Tuesday, June 7, 2016

“Stop Wine-ing, I mean it!” “Anybody want a Pinot?”

I had a grape time learning about wines today. After spending the morning in Pienza, we traveled to Montepulciano for our second wine-tasting of the trip. We toured around a very old wine cellar and got a glimpse into wine production. We looked at massive barrels that held around 14,000 bottles of wine and our tour guide explained to us the process of cleaning out the barrels. This process is particularly important as it prevents the accumulation of a particular type of yeast bacterium that gives off a horrible scent and taste. I thought the colmatore was particularly interesting because I didn’t realize how important its role was in the fermentation process. I learned that as wine heats up, it expands and pushes wine into the apparatus, preventing too much wine from spilling out of the barrel. As wine cools, it shrinks, which is indicated by the decreased volume of wine in the apparatus. When this happens, the cellar worker knows to add more wine. above the bulb that contains the wine, there is a second part to the apparatus that contains water. This helps to keep out the oxygen, creating the best conditions for fermentation. The advantage of using wooden barrels over concrete or metal drums is the oxidation the wine receives in the barrels.
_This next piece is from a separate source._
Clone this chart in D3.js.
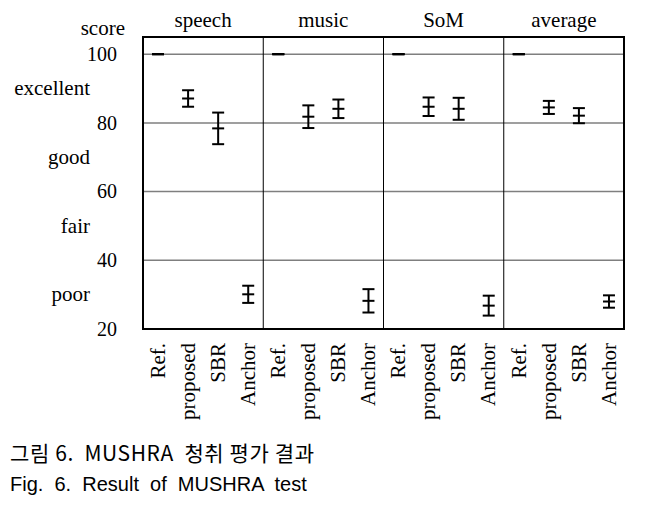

Additionally, the wine picks up the flavors in the barrels such as the type of wood or the previous wines or fluids that the barrel contained. We also learned that the particular winery we visited today had a trademark label “Vino Nobile di Montepulciano” that prevented anyone else from using it. We also discussed in class that the Vino Nobile di Montepulciano was the first wine to receive the top classification recognized by Italian legislation. Furthermore, we learned that there are very strict aging requirements for this particular brand of wine; at least 70 percent of the grapes have to be Sangiovese. 
What I loved the most about Montepulciano was the rich history that was incorporated into the city. Such amazing preservation of the ancient Etruscan civilizations had me enthralled in a desperate search for further exploration all day. I was enamored by the incorporation of these histories into modern day life in Montepulciano such as the gift shops that displayed ancient passageways into Etruscan dwellings and the winery that showed a glimpse into the underground ancient city. If there are three things that Italians really know how to do better than the rest of the world, it’s cook food, preserve amazingly beautiful history, and persuade me to buy way more wine than I am going to be able to drink!